• **Excerpted data**
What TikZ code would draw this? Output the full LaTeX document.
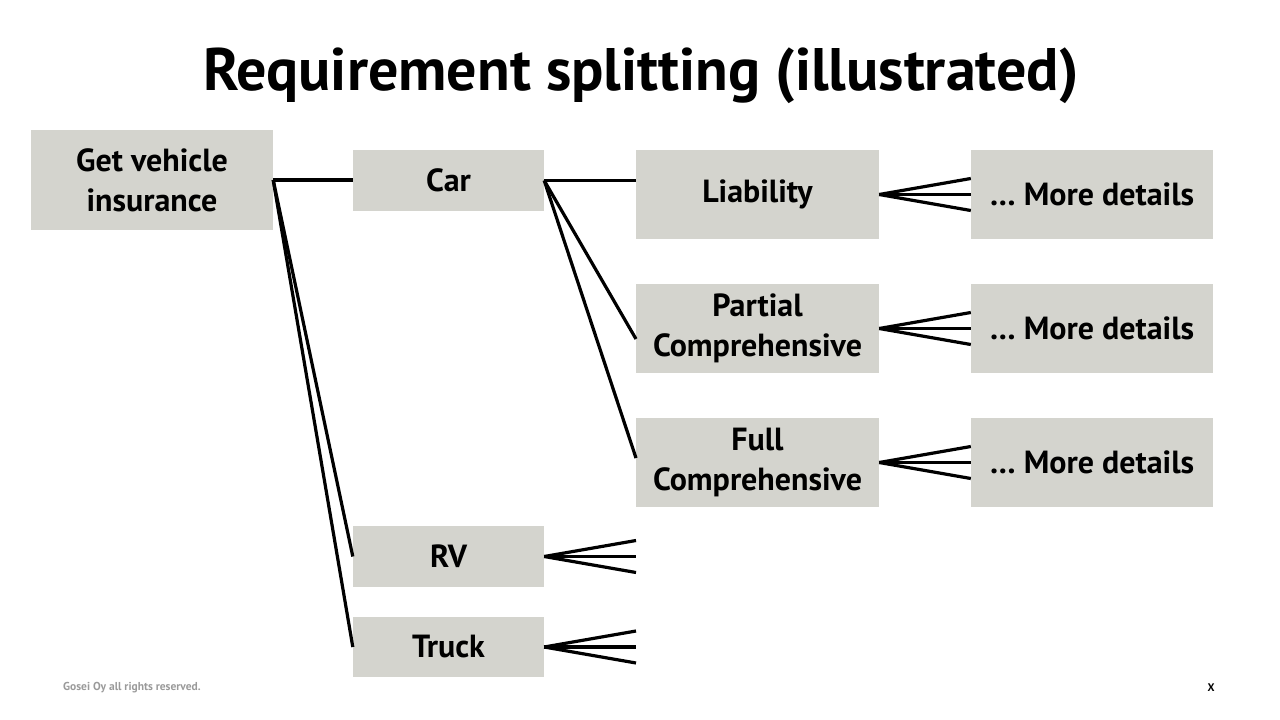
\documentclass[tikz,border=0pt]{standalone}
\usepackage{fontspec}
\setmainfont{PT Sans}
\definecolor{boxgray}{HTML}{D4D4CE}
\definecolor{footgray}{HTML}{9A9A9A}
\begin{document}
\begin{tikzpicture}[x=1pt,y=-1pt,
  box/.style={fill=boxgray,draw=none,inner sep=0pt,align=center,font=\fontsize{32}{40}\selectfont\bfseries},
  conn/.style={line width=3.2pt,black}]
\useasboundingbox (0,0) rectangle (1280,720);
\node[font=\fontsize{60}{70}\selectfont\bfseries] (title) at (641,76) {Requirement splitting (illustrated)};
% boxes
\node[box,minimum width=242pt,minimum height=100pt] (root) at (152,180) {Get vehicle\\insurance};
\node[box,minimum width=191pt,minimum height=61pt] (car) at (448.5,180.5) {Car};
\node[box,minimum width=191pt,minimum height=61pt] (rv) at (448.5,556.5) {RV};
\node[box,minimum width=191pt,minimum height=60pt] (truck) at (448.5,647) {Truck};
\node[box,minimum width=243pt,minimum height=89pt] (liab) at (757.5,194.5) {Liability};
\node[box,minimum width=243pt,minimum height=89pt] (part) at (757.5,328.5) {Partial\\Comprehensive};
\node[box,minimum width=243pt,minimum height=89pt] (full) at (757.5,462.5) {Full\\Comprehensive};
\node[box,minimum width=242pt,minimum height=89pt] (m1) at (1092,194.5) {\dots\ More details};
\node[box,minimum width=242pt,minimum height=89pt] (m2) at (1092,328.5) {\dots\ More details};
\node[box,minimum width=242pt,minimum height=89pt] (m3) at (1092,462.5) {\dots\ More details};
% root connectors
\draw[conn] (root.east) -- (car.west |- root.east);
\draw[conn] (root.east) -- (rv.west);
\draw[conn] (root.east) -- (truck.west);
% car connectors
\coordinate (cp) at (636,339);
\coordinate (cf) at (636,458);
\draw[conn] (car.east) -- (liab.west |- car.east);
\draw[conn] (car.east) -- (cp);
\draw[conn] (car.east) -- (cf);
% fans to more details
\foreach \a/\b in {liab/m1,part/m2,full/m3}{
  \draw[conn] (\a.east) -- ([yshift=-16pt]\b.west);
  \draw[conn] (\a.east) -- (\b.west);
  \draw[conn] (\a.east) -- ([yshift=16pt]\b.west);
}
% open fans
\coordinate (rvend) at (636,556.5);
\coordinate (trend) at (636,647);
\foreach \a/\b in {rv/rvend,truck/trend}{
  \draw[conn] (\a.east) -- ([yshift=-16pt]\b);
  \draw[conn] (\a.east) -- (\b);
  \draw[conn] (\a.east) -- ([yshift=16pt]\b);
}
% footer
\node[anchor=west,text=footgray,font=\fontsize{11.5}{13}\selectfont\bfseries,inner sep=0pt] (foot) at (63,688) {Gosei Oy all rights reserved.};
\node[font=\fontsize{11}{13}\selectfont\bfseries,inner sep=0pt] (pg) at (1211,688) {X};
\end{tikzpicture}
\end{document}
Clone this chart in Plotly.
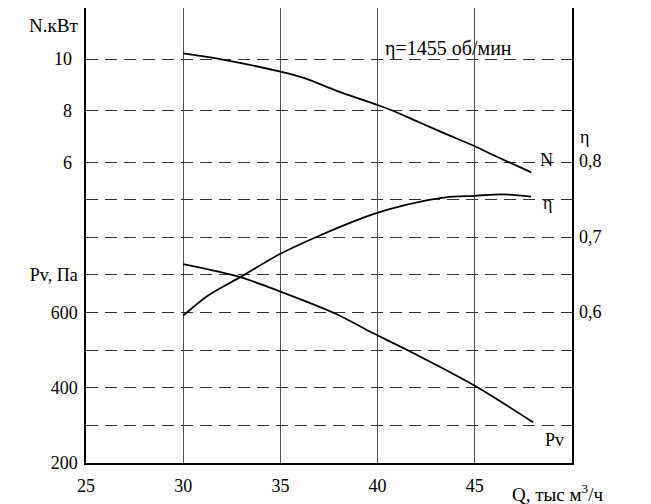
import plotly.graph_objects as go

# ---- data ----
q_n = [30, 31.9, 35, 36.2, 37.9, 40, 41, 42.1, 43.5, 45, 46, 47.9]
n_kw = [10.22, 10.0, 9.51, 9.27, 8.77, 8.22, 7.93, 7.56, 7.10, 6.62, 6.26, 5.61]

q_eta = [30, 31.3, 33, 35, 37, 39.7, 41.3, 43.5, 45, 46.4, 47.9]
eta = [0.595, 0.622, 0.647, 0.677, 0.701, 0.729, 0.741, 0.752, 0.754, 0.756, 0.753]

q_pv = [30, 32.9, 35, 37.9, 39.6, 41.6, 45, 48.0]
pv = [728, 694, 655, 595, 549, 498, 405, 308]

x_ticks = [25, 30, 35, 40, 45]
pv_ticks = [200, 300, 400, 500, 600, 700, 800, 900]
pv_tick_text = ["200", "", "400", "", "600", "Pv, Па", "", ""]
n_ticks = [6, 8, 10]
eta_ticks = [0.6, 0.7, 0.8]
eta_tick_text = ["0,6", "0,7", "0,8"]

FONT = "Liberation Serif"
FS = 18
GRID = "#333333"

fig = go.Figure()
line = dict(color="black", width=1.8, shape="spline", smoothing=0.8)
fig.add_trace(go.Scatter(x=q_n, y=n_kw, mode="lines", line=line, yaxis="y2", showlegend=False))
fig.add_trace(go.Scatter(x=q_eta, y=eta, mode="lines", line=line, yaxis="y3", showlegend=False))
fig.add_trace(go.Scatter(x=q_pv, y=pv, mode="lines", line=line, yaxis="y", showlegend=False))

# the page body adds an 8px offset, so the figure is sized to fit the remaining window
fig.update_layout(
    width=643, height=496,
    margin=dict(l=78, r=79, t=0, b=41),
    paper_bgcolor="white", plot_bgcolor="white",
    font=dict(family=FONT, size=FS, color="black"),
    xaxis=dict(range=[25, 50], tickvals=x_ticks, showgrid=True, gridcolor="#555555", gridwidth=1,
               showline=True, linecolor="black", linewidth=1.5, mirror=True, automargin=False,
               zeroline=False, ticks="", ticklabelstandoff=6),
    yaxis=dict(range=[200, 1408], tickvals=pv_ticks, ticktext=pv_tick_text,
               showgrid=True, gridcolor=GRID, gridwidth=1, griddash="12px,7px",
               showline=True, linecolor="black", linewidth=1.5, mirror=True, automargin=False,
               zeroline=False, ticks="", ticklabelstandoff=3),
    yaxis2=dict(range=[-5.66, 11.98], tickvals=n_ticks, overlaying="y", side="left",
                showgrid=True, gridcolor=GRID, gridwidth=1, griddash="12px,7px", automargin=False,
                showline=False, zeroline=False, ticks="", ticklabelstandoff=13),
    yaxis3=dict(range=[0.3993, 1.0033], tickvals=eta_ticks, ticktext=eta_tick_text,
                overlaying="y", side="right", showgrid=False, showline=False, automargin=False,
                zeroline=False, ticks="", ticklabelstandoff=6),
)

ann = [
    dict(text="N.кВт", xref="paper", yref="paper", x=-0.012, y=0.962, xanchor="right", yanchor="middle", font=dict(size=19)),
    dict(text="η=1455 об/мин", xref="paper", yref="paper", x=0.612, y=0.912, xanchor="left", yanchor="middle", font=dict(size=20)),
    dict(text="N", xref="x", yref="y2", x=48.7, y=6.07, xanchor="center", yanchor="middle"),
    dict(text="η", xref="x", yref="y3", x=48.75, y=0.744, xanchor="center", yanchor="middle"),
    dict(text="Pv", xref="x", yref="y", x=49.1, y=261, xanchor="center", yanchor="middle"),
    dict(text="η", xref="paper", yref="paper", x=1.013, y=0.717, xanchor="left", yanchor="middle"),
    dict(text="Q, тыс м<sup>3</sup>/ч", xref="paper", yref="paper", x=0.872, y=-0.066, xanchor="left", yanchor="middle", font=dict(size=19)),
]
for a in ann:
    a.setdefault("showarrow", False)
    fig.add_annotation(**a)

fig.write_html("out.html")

...

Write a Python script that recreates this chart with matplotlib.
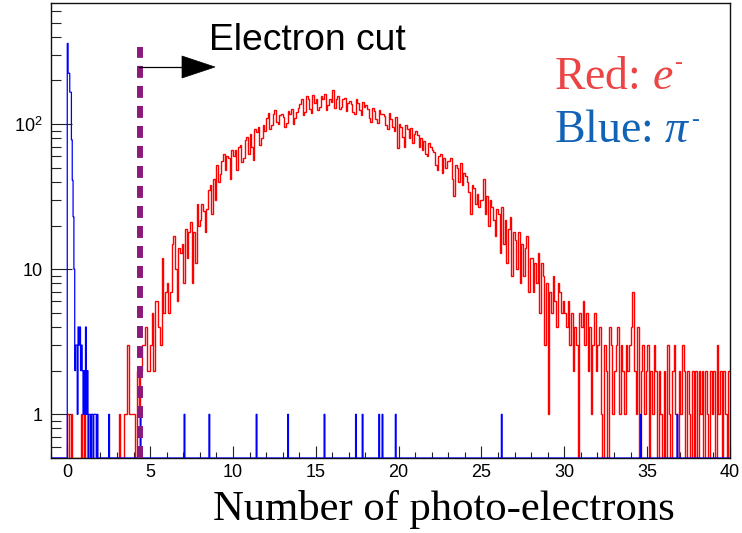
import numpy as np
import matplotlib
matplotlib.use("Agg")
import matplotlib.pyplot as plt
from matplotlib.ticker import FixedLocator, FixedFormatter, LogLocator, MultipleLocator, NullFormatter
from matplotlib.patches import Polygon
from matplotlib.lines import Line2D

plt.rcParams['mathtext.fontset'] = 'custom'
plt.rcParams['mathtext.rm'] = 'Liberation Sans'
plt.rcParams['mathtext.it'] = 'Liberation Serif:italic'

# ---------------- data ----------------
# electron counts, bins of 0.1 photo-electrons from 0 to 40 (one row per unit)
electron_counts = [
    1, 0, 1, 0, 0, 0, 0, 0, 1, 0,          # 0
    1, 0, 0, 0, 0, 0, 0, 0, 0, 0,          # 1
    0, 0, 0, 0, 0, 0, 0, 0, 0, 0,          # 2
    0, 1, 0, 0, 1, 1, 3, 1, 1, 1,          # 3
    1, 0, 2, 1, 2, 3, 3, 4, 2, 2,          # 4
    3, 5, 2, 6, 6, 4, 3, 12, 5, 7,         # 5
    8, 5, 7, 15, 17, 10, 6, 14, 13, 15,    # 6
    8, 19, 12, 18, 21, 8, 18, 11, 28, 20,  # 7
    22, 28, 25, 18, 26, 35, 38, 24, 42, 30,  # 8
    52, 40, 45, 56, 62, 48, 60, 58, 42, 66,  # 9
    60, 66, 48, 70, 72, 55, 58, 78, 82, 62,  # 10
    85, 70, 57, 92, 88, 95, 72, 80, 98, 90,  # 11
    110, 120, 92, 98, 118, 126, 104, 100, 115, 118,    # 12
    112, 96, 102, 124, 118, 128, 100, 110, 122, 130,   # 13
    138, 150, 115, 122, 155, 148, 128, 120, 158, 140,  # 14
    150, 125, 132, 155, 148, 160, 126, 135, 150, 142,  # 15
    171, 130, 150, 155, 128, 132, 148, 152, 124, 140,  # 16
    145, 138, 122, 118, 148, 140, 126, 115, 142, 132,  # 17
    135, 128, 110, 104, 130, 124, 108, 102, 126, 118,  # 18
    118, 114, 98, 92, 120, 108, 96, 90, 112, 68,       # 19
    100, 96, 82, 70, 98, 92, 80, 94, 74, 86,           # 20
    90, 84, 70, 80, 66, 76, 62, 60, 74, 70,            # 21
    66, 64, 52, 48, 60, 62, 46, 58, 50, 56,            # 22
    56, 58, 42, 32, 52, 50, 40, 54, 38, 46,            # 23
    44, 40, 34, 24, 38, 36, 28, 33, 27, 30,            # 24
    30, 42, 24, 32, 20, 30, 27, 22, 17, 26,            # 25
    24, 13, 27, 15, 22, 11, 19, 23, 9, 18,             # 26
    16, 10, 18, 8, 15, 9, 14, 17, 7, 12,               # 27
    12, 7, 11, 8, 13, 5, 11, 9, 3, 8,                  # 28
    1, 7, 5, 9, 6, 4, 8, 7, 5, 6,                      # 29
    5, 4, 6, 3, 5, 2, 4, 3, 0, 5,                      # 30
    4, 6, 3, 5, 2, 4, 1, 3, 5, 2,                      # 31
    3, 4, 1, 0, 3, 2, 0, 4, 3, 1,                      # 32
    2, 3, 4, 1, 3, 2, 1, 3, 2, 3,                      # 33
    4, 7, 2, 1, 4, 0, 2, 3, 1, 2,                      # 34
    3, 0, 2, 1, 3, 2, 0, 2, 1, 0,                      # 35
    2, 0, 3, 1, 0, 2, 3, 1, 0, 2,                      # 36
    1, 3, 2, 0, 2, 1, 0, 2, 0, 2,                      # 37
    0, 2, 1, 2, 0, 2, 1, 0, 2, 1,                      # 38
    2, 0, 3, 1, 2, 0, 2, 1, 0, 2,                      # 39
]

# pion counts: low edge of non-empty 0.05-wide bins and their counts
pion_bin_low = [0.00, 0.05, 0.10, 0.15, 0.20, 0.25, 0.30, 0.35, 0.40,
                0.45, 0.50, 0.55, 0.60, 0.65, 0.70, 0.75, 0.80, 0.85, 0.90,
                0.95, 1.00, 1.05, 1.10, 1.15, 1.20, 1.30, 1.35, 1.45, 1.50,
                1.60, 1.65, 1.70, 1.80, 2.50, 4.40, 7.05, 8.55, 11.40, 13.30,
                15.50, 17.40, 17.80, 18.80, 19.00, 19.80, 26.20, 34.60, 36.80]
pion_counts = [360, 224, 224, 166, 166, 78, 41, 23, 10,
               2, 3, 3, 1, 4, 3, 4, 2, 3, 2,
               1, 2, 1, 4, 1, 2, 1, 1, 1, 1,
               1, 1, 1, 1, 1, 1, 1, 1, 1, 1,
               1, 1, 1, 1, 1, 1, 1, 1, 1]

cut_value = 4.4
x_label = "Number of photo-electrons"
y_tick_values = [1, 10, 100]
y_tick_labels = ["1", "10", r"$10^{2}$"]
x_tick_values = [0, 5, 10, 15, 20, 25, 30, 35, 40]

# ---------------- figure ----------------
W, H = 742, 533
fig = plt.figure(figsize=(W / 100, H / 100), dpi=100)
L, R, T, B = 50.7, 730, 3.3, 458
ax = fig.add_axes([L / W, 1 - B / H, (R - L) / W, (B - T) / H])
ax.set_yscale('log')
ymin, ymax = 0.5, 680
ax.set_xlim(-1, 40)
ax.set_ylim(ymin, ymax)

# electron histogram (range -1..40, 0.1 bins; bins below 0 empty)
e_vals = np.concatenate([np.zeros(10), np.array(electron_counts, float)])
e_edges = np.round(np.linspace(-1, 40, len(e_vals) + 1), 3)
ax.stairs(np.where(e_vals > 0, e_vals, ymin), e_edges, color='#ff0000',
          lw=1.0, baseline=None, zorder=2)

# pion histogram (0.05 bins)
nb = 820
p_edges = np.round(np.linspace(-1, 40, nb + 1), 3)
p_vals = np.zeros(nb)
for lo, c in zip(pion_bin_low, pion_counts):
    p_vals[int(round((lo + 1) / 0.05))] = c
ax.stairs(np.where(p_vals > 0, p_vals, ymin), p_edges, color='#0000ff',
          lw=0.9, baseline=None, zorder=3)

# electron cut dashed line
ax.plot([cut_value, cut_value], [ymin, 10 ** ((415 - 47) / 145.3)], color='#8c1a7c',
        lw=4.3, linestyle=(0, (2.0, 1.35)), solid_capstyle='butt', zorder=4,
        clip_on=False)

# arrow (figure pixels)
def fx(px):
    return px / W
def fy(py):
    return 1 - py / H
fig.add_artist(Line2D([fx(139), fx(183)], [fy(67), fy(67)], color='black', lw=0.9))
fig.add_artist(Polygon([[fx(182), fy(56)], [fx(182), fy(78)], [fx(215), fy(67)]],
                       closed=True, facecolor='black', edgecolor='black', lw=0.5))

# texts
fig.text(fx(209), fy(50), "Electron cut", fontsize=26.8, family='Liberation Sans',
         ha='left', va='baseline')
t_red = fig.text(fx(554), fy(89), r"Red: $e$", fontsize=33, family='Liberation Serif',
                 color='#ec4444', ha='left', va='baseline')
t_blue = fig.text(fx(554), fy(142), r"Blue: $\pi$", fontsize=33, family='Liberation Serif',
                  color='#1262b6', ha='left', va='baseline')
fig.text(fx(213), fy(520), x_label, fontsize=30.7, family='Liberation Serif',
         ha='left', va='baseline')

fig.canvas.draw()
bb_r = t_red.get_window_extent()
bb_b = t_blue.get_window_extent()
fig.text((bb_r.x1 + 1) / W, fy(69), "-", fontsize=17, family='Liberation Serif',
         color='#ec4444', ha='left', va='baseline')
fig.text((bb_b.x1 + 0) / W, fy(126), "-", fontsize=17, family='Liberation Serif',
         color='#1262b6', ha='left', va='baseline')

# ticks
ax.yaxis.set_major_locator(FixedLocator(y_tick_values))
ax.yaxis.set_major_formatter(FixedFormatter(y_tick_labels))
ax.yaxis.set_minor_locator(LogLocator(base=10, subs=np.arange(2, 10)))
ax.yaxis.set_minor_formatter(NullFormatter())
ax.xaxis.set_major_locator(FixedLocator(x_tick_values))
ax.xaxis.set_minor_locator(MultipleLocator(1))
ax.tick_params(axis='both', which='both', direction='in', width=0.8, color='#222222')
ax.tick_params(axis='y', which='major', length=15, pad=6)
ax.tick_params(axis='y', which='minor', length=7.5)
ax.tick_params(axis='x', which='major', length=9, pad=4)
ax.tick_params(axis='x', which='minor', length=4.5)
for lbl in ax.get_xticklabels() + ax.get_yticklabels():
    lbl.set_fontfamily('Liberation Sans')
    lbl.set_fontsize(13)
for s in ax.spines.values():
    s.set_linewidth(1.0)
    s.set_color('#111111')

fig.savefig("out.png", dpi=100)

• **What is asked**
Report how many lines of the preceding records include "matplotlib". Output the number only.

• **Exercise solution**
7